Erinnerung hat kein Verfallsdatum

Andreas Michaelis, deutscher Botschafter in Israel, zum Jom Haschoa

von Andreas Michaelis  16.04.2012 18:22 Uhr

Am heutigen 19. April gedenkt Israel der Millionen Opfer des Holocaust. Für einen Moment steht das öffentliche Leben still. Das Land schweigt – in Erinnerung an die verlorenen Frauen, Männer, Kinder. Die Schoa, der millionenfache Mord, scheint unsere Vorstellungskraft zu übersteigen. Und doch wurde das Grauen von Menschen gewollt, geplant und in die Tat gesetzt.

Im Januar 1942 kamen in der »Villa am Wannsee« bei Berlin hochrangige deutsche Beamte und Offiziere zusammen, um die Organisation des Genozids an den Juden Europas zu planen. Sechs Millionen Juden wurden von Deutschen und ihren Helfern getötet. Diese deutschen Täter waren keine Unbekannten. Sie lebten in der Generation unserer Eltern und Großeltern.

»Die Verantwortung für die Schoa ist Teil der deutschen Identität«, so hat es Bundespräsident Horst Köhler 2005 vor der Knesset ausgedrückt. Die Erinnerung an die Schoa zu erhalten, stellt für mich als deutscher Botschafter in Israel eine besondere Aufgabe dar. Insbesondere für die junge Generation.

Im letzten Jahr verstarb hier in Israel Noach Flug, der als junger Mann den Todesmarsch aus Auschwitz überlebte. Er führte als langjähriger Präsident des Internationalen Auschwitz-Komitees eine beeindruckende Arbeit gegen das Vergessen. Die Erinnerung »hat kein Verfallsdatum, und sie ist nicht per Beschluss für bearbeitet oder beendet zu erklären«, so argumentierte Flug.
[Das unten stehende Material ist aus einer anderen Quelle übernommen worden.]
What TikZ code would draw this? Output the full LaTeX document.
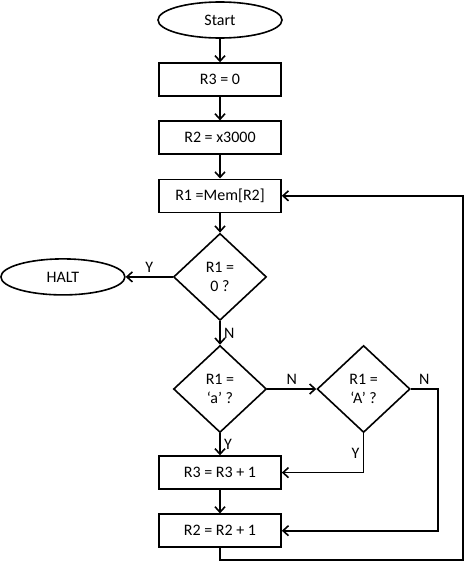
\documentclass[tikz,border=0pt]{standalone}
\usepackage{fontspec}
\setmainfont{Carlito}
\usetikzlibrary{positioning,shapes.geometric,arrows.meta}
\begin{document}
\begin{tikzpicture}[x=1pt, y=-1pt, line width=1.6pt, node distance=23.5pt,
  every node/.style = {font=\fontsize{16}{19}\selectfont},
  term/.style = {draw, ellipse, minimum width=124pt, minimum height=36pt},
  proc/.style = {draw, rectangle, minimum width=122pt, minimum height=33pt},
  test/.style = {draw, diamond, minimum width=93pt, minimum height=87pt, inner sep=0pt, align=center},
  arr/.style = {-{Straight Barb[length=5.5pt,width=10pt]}}]
\useasboundingbox (0,0) rectangle (466,562);
\node[term] (start) at (220,20) {Start};
\node[proc] (r3) [below=of start] {R3 = 0};
\node[proc] (r2) [below=of r3] {R2 = x3000};
\node[proc] (r1) [below=of r2] {R1 =Mem[R2]};
\node[test] (z) [below=19.5pt of r1] {R1 =\\0 ?};
\node[term] (halt) [left=47pt of z] {HALT};
\node[test] (a) [below=of z] {R1 =\\‘a’ ?};
\node[test] (A) [right=49pt of a] {R1 =\\‘A’ ?};
\node[proc] (inc3) [below=22pt of a] {R3 = R3 + 1};
\node[proc] (inc2) [below=of inc3] {R2 = R2 + 1};
\coordinate (back) at (463,560);
\draw[arr] (start) -- (r3);
\draw[arr] (r3) -- (r2);
\draw[arr] (r2) -- (r1);
\draw[arr] (r1) -- (z);
\draw[arr] (z) -- node[above] {Y} (halt);
\draw[arr] (z) -- node[right] {N} (a);
\draw[arr] (a) -- node[above] {N} (A);
\draw[arr] (a) -- node[right] {Y} (inc3);
\draw[arr] (inc3) -- (inc2);
\draw[arr] (A) |- node[pos=0.25, left] {Y} (inc3);
\draw[arr] (A.east) -- node[above] {N} ++(27,0) |- (inc2);
\draw[arr] (inc2) |- (back) |- (r1);
\end{tikzpicture}
\end{document}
erinnerung Und doch wird es auch schwieriger, die Erinnerung an die Schoa zu erhalten. Dieser Gedanke ging mir durch den Kopf, als ich bei der Beerdigung Noach Flugs an seinem Grab stand. Dieser Verlust machte mir erneut schmerzlich bewusst: In Israel und überall auf der Welt sind immer weniger Überlebende der Schoa unter uns, die ihre persönlichen Erfahrungen an die folgenden Generationen weitergeben können.
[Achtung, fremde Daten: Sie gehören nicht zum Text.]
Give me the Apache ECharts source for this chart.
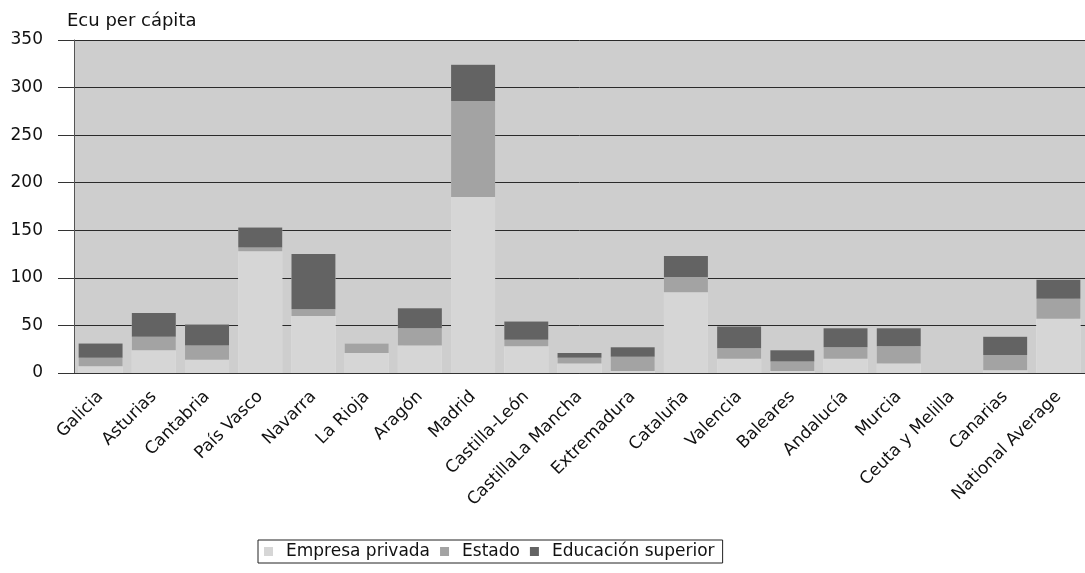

Viele junge Deutsche wissen um die Verbrechen an den Juden Europas. Und sie begegnen den damit verbundenen Fragen mit Sensibilität, Offenheit und Verantwortung. Gleichwohl rückt für sie die Vergangenheit in die Ferne. Zugleich verändert sich in der jungen Generation der Bezug zur Schoa durch den wachsenden Anteil von Deutschen mit Migrationshintergrund. Hier finden wir keine Erinnerungslinien in den Familien.

Der ungelöste israelisch-palästinensische Konflikt verändert die Wahrnehmung Israels auch in Deutschland. Manche Deutsche begegnen dem Staat Israel deshalb nicht mit spontaner Sympathie. Dies darf man nicht übersehen oder verdrängen. Wir müssen den besonderen Charakter der Beziehungen zwischen Deutschland und Israel deshalb gerade auch gegenüber kritischen Stimmen in unserem Land betonen. Erst das Verständnis und die Anerkennung der besonderen Beziehungen zu Israel erlaubt es Deutschen überhaupt, in verantwortlicher Weise ein Urteil über politische Entwicklungen in Nahost zu sprechen.

begegnung Deswegen ist die Begegnung zwischen jungen Israelis und Deutschen so wichtig. Jedes Jahr nehmen rund 11.000 Jugendliche an Austauschprogrammen teil. Israelische Praktikanten arbeiten im Deutschen Bundestag, deutsche Freiwillige betreuen Kranke in israelischen Altenheimen.

Seit letzten Sommer musizieren Studenten aus Weimar und Jerusalem zusammen in einem neuen Jugendorchester. Anfang dieses Jahres hat die Bundesregierung eine auf viele Jahre angelegte neue Zusammenarbeit bei der Holocaust-Erziehung mit der Gedenkstätte Yad Vashem begründet.

Politisch haben Deutschland und Israel eine tiefe Freundschaft aufgebaut. Die grauenvolle Kluft unserer Vergangenheit macht diese Freundschaft kostbar und einzigartig. Es ist keine leere Formel, wenn wir sagen: Die Sicherung des Existenzrechts Israels gehört zur deutschen Staatsräson. Auf ganz persönlicher Ebene berührt mich die Entwicklung dieser Beziehungen. Als ich vor 20 Jahren zum ersten Mal in Israel arbeitete, hatte ich zunächst ein ungutes Gefühl, mit meinen Kindern im Supermarkt Deutsch zu sprechen.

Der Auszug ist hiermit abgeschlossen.